Over the past 48 hours for some reason or another, Bitcoin (BTC) bulls have begun to return en-masse. As of the time of writing this, BTC is currently trading at $5,590, finding itself up by around 6% in the past 24 hours.
Crypto assets as a whole have yet to post similar gains, leading some to postulate that Bitcoin’s recent rally has much to do with the Tether and Bitfinex news, but some are sure that BTC will continue higher in the near-term.
Analysts Expect Bullish Follow Through
While some cynics see Bitcoin as overextended in the short-term, the evidence is mounting that a move higher may just be in crypto’s cards.
Murad Mahmudov, Adaptive Capital’s chief investment officer that is 75% sure the bottom is in, noted in a recent chart that the liquidity gap between $5,600 and $6,400 could attract BTC rapidly towards that level. He points out that a similar occurrence came to life when BTC rallied past $5,000 on April 2nd, as a lack of liquidity (meaning little short-term resistance) in the mid-$4,000s aided bulls greatly.
For this to move to come to fruition, however, Bitcoin will need to break past the $5,600 resistance and set up shop above that key local level.
According to key technical readings, such a sustained breakout may soon come to fruition.
In a tweet posted Thursday, Peter Brandt, a legendary commodities trader with decades in the biz, revealed that Factor’s benchmark moving average for Bitcoin’s weekly chart has begun to trend higher. The last time such an event was seen was when BTC “began its move from $340 to $20,000.”
It is important to note that last time Factor’s moving average reversed from a downtrend, BTC was susceptible to one more pullback before embarking on the aforementioned parabolic run.
Moving averages aside, on-balance volume (OBV), a technical trading signal that weighs both volume flow and price action to determine market momentum, has continually trended higher since January. As analyst Income Sharks points out, the fact that Bitcoin’s OBV has not broken a clear uptrend, and that it continues to establish higher lows has him convinced that the recent foray past $5,600 is not the end of bulls’ ongoing reign.
And even if this technical analysis is moot, there is always the chance of a short squeeze. Since the NYAG released its report about Tether, the number of Bitcoin short contracts open on Bitfinex has rallied from 25,000 to 29,894 — an increase of 20% in under a week’s time. Alistair Milne, the chief investment officer of the Atlanta Digital Currency Fund, claims that with Bitfinex users liquidating their Bitcoin and withdrawing funds en-masse, coupled with the margin funding rates on the platform skyrocketing to 0.09% a day, there is a “high risk of a very significant short squeeze, especially if BTC withdrawals continue.”

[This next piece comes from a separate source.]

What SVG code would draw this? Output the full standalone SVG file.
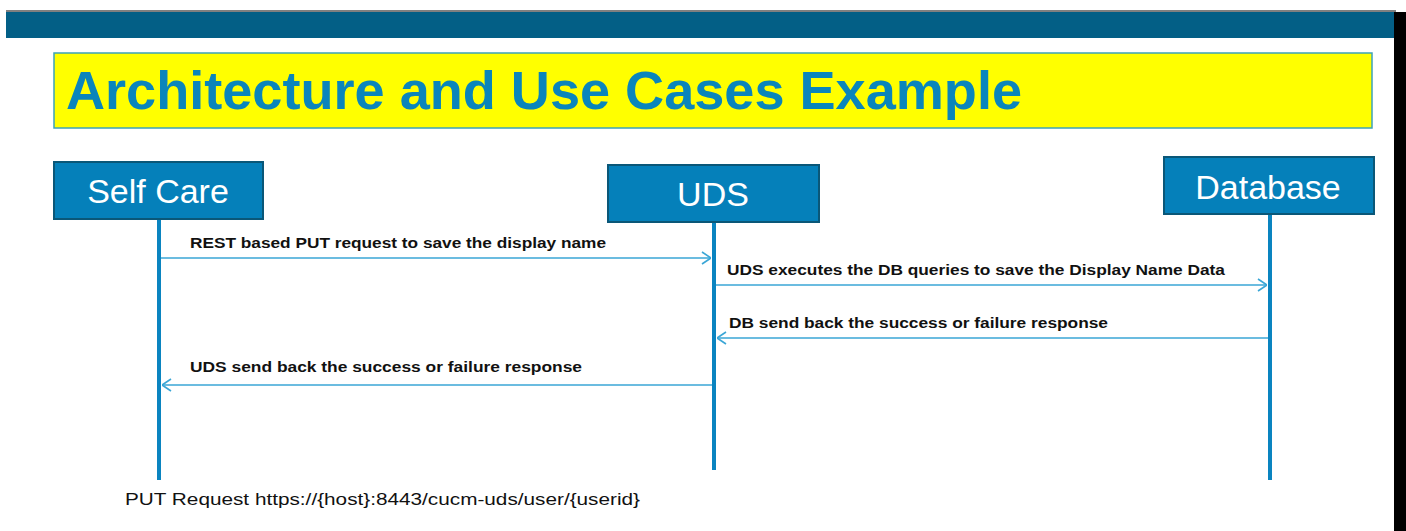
<svg xmlns="http://www.w3.org/2000/svg" width="1406" height="531" viewBox="0 0 1406 531">
<defs>
<style>
.node rect{fill:#0580BA;stroke:#0A5778;stroke-width:2}
.node text{fill:#ffffff;font-family:"Liberation Sans",Arial,sans-serif;font-size:34px;text-anchor:middle}
.life{stroke:#0A84C0;stroke-width:4}
.msg{stroke:#3AA6D6;stroke-width:1.6;fill:none}
.lbl{fill:#111111;font-family:"Liberation Sans",Arial,sans-serif;font-weight:bold;font-size:14px}
</style>
<marker id="arr" viewBox="0 0 10 14" refX="10" refY="7" markerWidth="10" markerHeight="14" markerUnits="userSpaceOnUse" orient="auto">
<path d="M1,1 L10,7 L1,13" fill="none" stroke="#3AA6D6" stroke-width="1.6"/>
</marker>
</defs>
<rect x="0" y="0" width="1406" height="531" fill="#ffffff"/>
<rect x="6" y="10" width="1390" height="2" fill="#808080"/>
<rect x="6" y="12" width="1390" height="26" fill="#035F86"/>
<rect x="1394" y="12" width="12" height="519" fill="#000000"/>
<g id="title">
<rect x="54" y="53" width="1318" height="75" fill="#FFFF00" stroke="#3CA3B8" stroke-width="1.5"/>
<text x="66" y="109" font-family="'Liberation Sans',Arial,sans-serif" font-weight="bold" font-size="54" fill="#0A85BB" textLength="956" lengthAdjust="spacingAndGlyphs">Architecture and Use Cases Example</text>
</g>
<g id="connectors">
<line class="life" x1="159" y1="219" x2="159" y2="480"/>
<line class="life" x1="714" y1="222" x2="714" y2="470"/>
<line class="life" x1="1270" y1="215" x2="1270" y2="480"/>
<line class="msg" x1="161" y1="258" x2="711" y2="258" marker-end="url(#arr)"/>
<line class="msg" x1="716" y1="285" x2="1267" y2="285" marker-end="url(#arr)"/>
<line class="msg" x1="1268" y1="338" x2="717" y2="338" marker-end="url(#arr)"/>
<line class="msg" x1="712" y1="385" x2="162" y2="385" marker-end="url(#arr)"/>
<text class="lbl" x="190" y="248" textLength="416" lengthAdjust="spacingAndGlyphs">REST based PUT request to save the display name</text>
<text class="lbl" x="727" y="275" textLength="498" lengthAdjust="spacingAndGlyphs">UDS executes the DB queries to save the Display Name Data</text>
<text class="lbl" x="729" y="328" textLength="379" lengthAdjust="spacingAndGlyphs">DB send back the success or failure response</text>
<text class="lbl" x="190" y="372" textLength="392" lengthAdjust="spacingAndGlyphs">UDS send back the success or failure response</text>
</g>
<g id="node-selfcare" class="node">
<rect x="54" y="162" width="209" height="57"/>
<text x="158" y="203">Self Care</text>
</g>
<g id="node-uds" class="node">
<rect x="608" y="165" width="211" height="57"/>
<text x="713" y="206">UDS</text>
</g>
<g id="node-database" class="node">
<rect x="1164" y="157" width="210" height="57"/>
<text x="1268" y="199">Database</text>
</g>
<text id="footer" x="125" y="505" font-family="'Liberation Sans',Arial,sans-serif" font-size="16" fill="#111111" textLength="515" lengthAdjust="spacingAndGlyphs">PUT Request https://{host}:8443/cucm-uds/user/{userid}</text>
</svg>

Bitcoin Isn’t Home Free Just Yet
While the crypto bulls, or wolves rather, are howling for the moon, BTC isn’t exactly ready to skyrocket just yet. That’s what some analysts expect anyway. Dave The Wave explains that his model, which shows that a parabolic curve has depressed BTC throughout all of 2018, shows that Bitcoin is currently encountering resistance, and has yet to break through.
In another chart, he noted that Bitcoin’s Moving Average Convergence Divergence (MACD) reading is currently “rolling over the zero line.” The last time BTC saw such similar action in this specific reading was when the cryptocurrency market saw one final capitulation event before heading decidedly upward.
But technicals and charts aside, fundamentals are surely leaning in Bitcoin’s favor. As Tom Lee of Fundstrat recently remarked on a CNBC “Fast Money” segment, the transactional value of on-chain BTC transfers has turned positive on a year-over-year basis, while the average daily transactions processed have almost reached all-time highs. What’s more, big names, both in terms of institutions and corporations, continue to siphon time, capital, and talent into this space without much of a concern.